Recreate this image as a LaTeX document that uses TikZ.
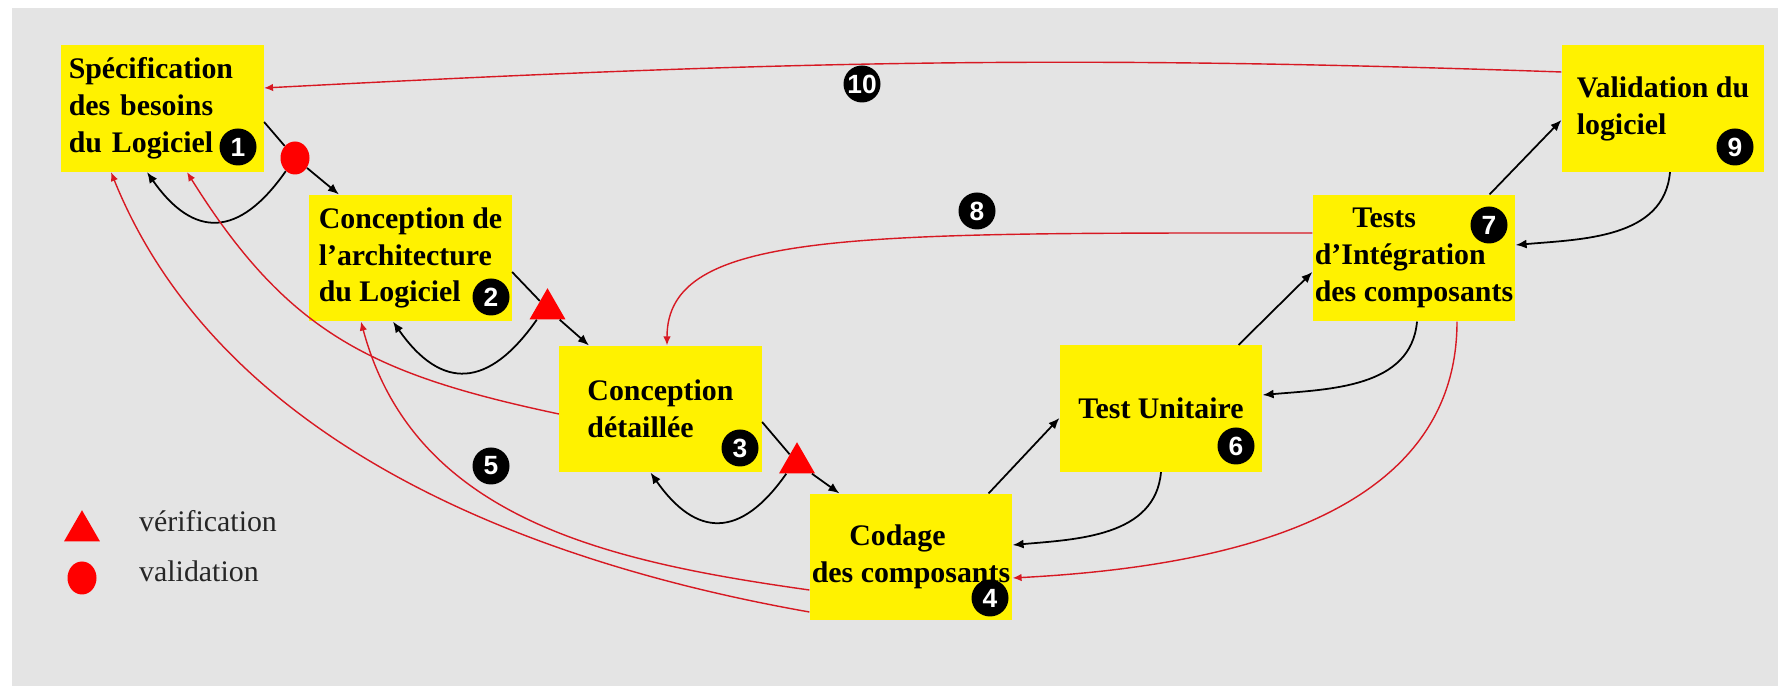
\documentclass[tikz,border=0pt]{standalone}
\usepackage{fontspec}
\setmainfont{Liberation Serif}
\newfontfamily\badgefont{Liberation Sans}
\usetikzlibrary{shapes.geometric, arrows.meta}

\definecolor{bggray}{RGB}{228,228,228}
\definecolor{linkred}{RGB}{215,25,35}

\begin{document}
\begin{tikzpicture}[
        box/.style={rectangle, fill=yellow, minimum width=4.05cm, minimum height=2.53cm, inner sep=0pt, align=left, font=\fontsize{17}{21}\selectfont\bfseries},
        num/.style={circle, fill=black, text=white, minimum size=0.74cm, inner sep=0pt, font=\badgefont\fontsize{15}{15}\selectfont\bfseries},
        verif/.style={regular polygon, regular polygon sides=3, fill=red, minimum size=0.83cm, inner sep=0pt},
        valmark/.style={ellipse, fill=red, minimum width=0.58cm, minimum height=0.66cm, inner sep=0pt},
        flowarrow/.style={-{Latex[length=2.2mm, width=1.8mm]}, line width=1pt},
        redarrow/.style={-{Latex[length=1.8mm, width=1.5mm]}, draw=linkred, line width=0.8pt},
        legendtext/.style={anchor=west, text=black!85, font=\fontsize{17}{21}\selectfont}
    ]
        \useasboundingbox (0, 0) rectangle (35.56, 13.72);
        % background
        \fill[white] (0, 0) rectangle (35.56, 13.72);
        \fill[bggray] (0.24, 0) rectangle (35.56, 13.56);

        % descending branch
        \node[box, text width=3.75cm] (spec) at (3.25, 11.55) {Spécification\\des besoins\\du Logiciel};
        \node[box] (archi) at (8.21, 8.56) {Conception de\\l’architecture\\du Logiciel};
        \node[box] (detail) at (13.21, 5.54) {Conception\\détaillée};
        \node[box] (codage) at (18.22, 2.58) {\hspace*{0.75cm}Codage\\des composants};

        % ascending branch
        \node[box] (unit) at (23.22, 5.55) {Test Unitaire};
        \node[box] (integ) at (28.28, 8.56) {\hspace*{0.75cm}Tests\\d’Intégration\\des composants};
        \node[box] (valid) at (33.26, 11.55) {Validation du\\logiciel};

        % validation and verification marks
        \node[valmark] (val1) at (5.90, 10.56) {};
        \node[verif] (ver1) at (10.95, 7.54) {};
        \node[verif] (ver2) at (15.94, 4.46) {};

        % arrows down
        \draw[flowarrow] ([yshift=-0.27cm]spec.east) -- (val1) -- ([xshift=0.6cm]archi.north west);
        \draw[flowarrow] ([yshift=-0.28cm]archi.east) -- (ver1) -- ([xshift=0.6cm]detail.north west);
        \draw[flowarrow] ([yshift=-0.26cm]detail.east) -- (ver2) -- ([xshift=0.6cm]codage.north west);

        % loops back
        \draw[flowarrow] (val1.-125) to[out=-125, in=-55, looseness=1.5] ([xshift=-0.31cm]spec.south);
        \draw[flowarrow] (ver1.-135) to[out=-125, in=-55, looseness=1.5] ([xshift=-0.35cm]archi.south);
        \draw[flowarrow] (ver2.-135) to[out=-125, in=-55, looseness=1.5] ([xshift=-0.2cm]detail.south);

        % arrows up
        \draw[flowarrow] ([xshift=-0.48cm]codage.north east) -- ([yshift=-0.19cm]unit.west);
        \draw[flowarrow] ([xshift=-0.48cm]unit.north east) -- ([yshift=-0.28cm]integ.west);
        \draw[flowarrow] ([xshift=-0.52cm]integ.north east) -- ([yshift=-0.23cm]valid.west);

        % returns on the right side
        \draw[flowarrow] (unit.south) to[out=-95, in=5] ([yshift=0.24cm]codage.east);
        \draw[flowarrow] ([xshift=0.06cm]integ.south) to[out=-95, in=5] ([yshift=0.27cm]unit.east);
        \draw[flowarrow] ([xshift=0.14cm]valid.south) to[out=-95, in=5] ([yshift=0.26cm]integ.east);

        % red feedback arrows
        \draw[redarrow] ([yshift=0.73cm]valid.west) to[out=178, in=3] ([yshift=0.41cm]spec.east);
        \draw[redarrow] ([yshift=0.5cm]integ.west) to[out=180, in=90, out distance=9.2cm, in distance=2.3cm] ([xshift=0.13cm]detail.north);
        \draw[redarrow] ([xshift=0.86cm]integ.south) to[out=-90, in=3] ([yshift=-0.42cm]codage.east);
        \draw[redarrow] ([yshift=-0.1cm]detail.west) to[out=168, in=-58, looseness=1.1] ([xshift=0.49cm]spec.south);
        \draw[redarrow] ([yshift=-0.66cm]codage.west) to[out=172, in=-75] ([xshift=-0.99cm]archi.south);
        \draw[redarrow] ([yshift=-1.1cm]codage.west) to[out=170, in=-68, looseness=0.9] ([xshift=-1.03cm]spec.south);

        % numbers
        \node[num] (num1) at (4.76, 10.78) {1};
        \node[num] (num2) at (9.82, 7.78) {2};
        \node[num] (num3) at (14.80, 4.76) {3};
        \node[num] (num4) at (19.80, 1.76) {4};
        \node[num] (num5) at (9.82, 4.40) {5};
        \node[num] (num6) at (24.72, 4.80) {6};
        \node[num] (num7) at (29.78, 9.22) {7};
        \node[num] (num8) at (19.54, 9.50) {8};
        \node[num] (num9) at (34.70, 10.78) {9};
        \node[num] (num10) at (17.24, 12.04) {10};

        % legend
        \node[verif] (legver) at (1.64, 3.10) {};
        \node[legendtext] (legvertext) at (2.66, 3.29) {vérification};
        \node[valmark] (legval) at (1.64, 2.16) {};
        \node[legendtext] (legvaltext) at (2.66, 2.29) {validation};

    \end{tikzpicture}
\end{document}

—————

## Set task
Give the material again exactly as it is, but keep the pictures out.

## Solution to this task
Recreate this image as a LaTeX document that uses TikZ.
\documentclass[tikz,border=0pt]{standalone}
\usepackage{fontspec}
\setmainfont{Liberation Serif}
\newfontfamily\badgefont{Liberation Sans}
\usetikzlibrary{shapes.geometric, arrows.meta}

\definecolor{bggray}{RGB}{228,228,228}
\definecolor{linkred}{RGB}{215,25,35}

\begin{document}
\begin{tikzpicture}[
        box/.style={rectangle, fill=yellow, minimum width=4.05cm, minimum height=2.53cm, inner sep=0pt, align=left, font=\fontsize{17}{21}\selectfont\bfseries},
        num/.style={circle, fill=black, text=white, minimum size=0.74cm, inner sep=0pt, font=\badgefont\fontsize{15}{15}\selectfont\bfseries},
        verif/.style={regular polygon, regular polygon sides=3, fill=red, minimum size=0.83cm, inner sep=0pt},
        valmark/.style={ellipse, fill=red, minimum width=0.58cm, minimum height=0.66cm, inner sep=0pt},
        flowarrow/.style={-{Latex[length=2.2mm, width=1.8mm]}, line width=1pt},
        redarrow/.style={-{Latex[length=1.8mm, width=1.5mm]}, draw=linkred, line width=0.8pt},
        legendtext/.style={anchor=west, text=black!85, font=\fontsize{17}{21}\selectfont}
    ]
        \useasboundingbox (0, 0) rectangle (35.56, 13.72);
        % background
        \fill[white] (0, 0) rectangle (35.56, 13.72);
        \fill[bggray] (0.24, 0) rectangle (35.56, 13.56);

        % descending branch
        \node[box, text width=3.75cm] (spec) at (3.25, 11.55) {Spécification\\des besoins\\du Logiciel};
        \node[box] (archi) at (8.21, 8.56) {Conception de\\l’architecture\\du Logiciel};
        \node[box] (detail) at (13.21, 5.54) {Conception\\détaillée};
        \node[box] (codage) at (18.22, 2.58) {\hspace*{0.75cm}Codage\\des composants};

        % ascending branch
        \node[box] (unit) at (23.22, 5.55) {Test Unitaire};
        \node[box] (integ) at (28.28, 8.56) {\hspace*{0.75cm}Tests\\d’Intégration\\des composants};
        \node[box] (valid) at (33.26, 11.55) {Validation du\\logiciel};

        % validation and verification marks
        \node[valmark] (val1) at (5.90, 10.56) {};
        \node[verif] (ver1) at (10.95, 7.54) {};
        \node[verif] (ver2) at (15.94, 4.46) {};

        % arrows down
        \draw[flowarrow] ([yshift=-0.27cm]spec.east) -- (val1) -- ([xshift=0.6cm]archi.north west);
        \draw[flowarrow] ([yshift=-0.28cm]archi.east) -- (ver1) -- ([xshift=0.6cm]detail.north west);
        \draw[flowarrow] ([yshift=-0.26cm]detail.east) -- (ver2) -- ([xshift=0.6cm]codage.north west);

        % loops back
        \draw[flowarrow] (val1.-125) to[out=-125, in=-55, looseness=1.5] ([xshift=-0.31cm]spec.south);
        \draw[flowarrow] (ver1.-135) to[out=-125, in=-55, looseness=1.5] ([xshift=-0.35cm]archi.south);
        \draw[flowarrow] (ver2.-135) to[out=-125, in=-55, looseness=1.5] ([xshift=-0.2cm]detail.south);

        % arrows up
        \draw[flowarrow] ([xshift=-0.48cm]codage.north east) -- ([yshift=-0.19cm]unit.west);
        \draw[flowarrow] ([xshift=-0.48cm]unit.north east) -- ([yshift=-0.28cm]integ.west);
        \draw[flowarrow] ([xshift=-0.52cm]integ.north east) -- ([yshift=-0.23cm]valid.west);

        % returns on the right side
        \draw[flowarrow] (unit.south) to[out=-95, in=5] ([yshift=0.24cm]codage.east);
        \draw[flowarrow] ([xshift=0.06cm]integ.south) to[out=-95, in=5] ([yshift=0.27cm]unit.east);
        \draw[flowarrow] ([xshift=0.14cm]valid.south) to[out=-95, in=5] ([yshift=0.26cm]integ.east);

        % red feedback arrows
        \draw[redarrow] ([yshift=0.73cm]valid.west) to[out=178, in=3] ([yshift=0.41cm]spec.east);
        \draw[redarrow] ([yshift=0.5cm]integ.west) to[out=180, in=90, out distance=9.2cm, in distance=2.3cm] ([xshift=0.13cm]detail.north);
        \draw[redarrow] ([xshift=0.86cm]integ.south) to[out=-90, in=3] ([yshift=-0.42cm]codage.east);
        \draw[redarrow] ([yshift=-0.1cm]detail.west) to[out=168, in=-58, looseness=1.1] ([xshift=0.49cm]spec.south);
        \draw[redarrow] ([yshift=-0.66cm]codage.west) to[out=172, in=-75] ([xshift=-0.99cm]archi.south);
        \draw[redarrow] ([yshift=-1.1cm]codage.west) to[out=170, in=-68, looseness=0.9] ([xshift=-1.03cm]spec.south);

        % numbers
        \node[num] (num1) at (4.76, 10.78) {1};
        \node[num] (num2) at (9.82, 7.78) {2};
        \node[num] (num3) at (14.80, 4.76) {3};
        \node[num] (num4) at (19.80, 1.76) {4};
        \node[num] (num5) at (9.82, 4.40) {5};
        \node[num] (num6) at (24.72, 4.80) {6};
        \node[num] (num7) at (29.78, 9.22) {7};
        \node[num] (num8) at (19.54, 9.50) {8};
        \node[num] (num9) at (34.70, 10.78) {9};
        \node[num] (num10) at (17.24, 12.04) {10};

        % legend
        \node[verif] (legver) at (1.64, 3.10) {};
        \node[legendtext] (legvertext) at (2.66, 3.29) {vérification};
        \node[valmark] (legval) at (1.64, 2.16) {};
        \node[legendtext] (legvaltext) at (2.66, 2.29) {validation};

    \end{tikzpicture}
\end{document}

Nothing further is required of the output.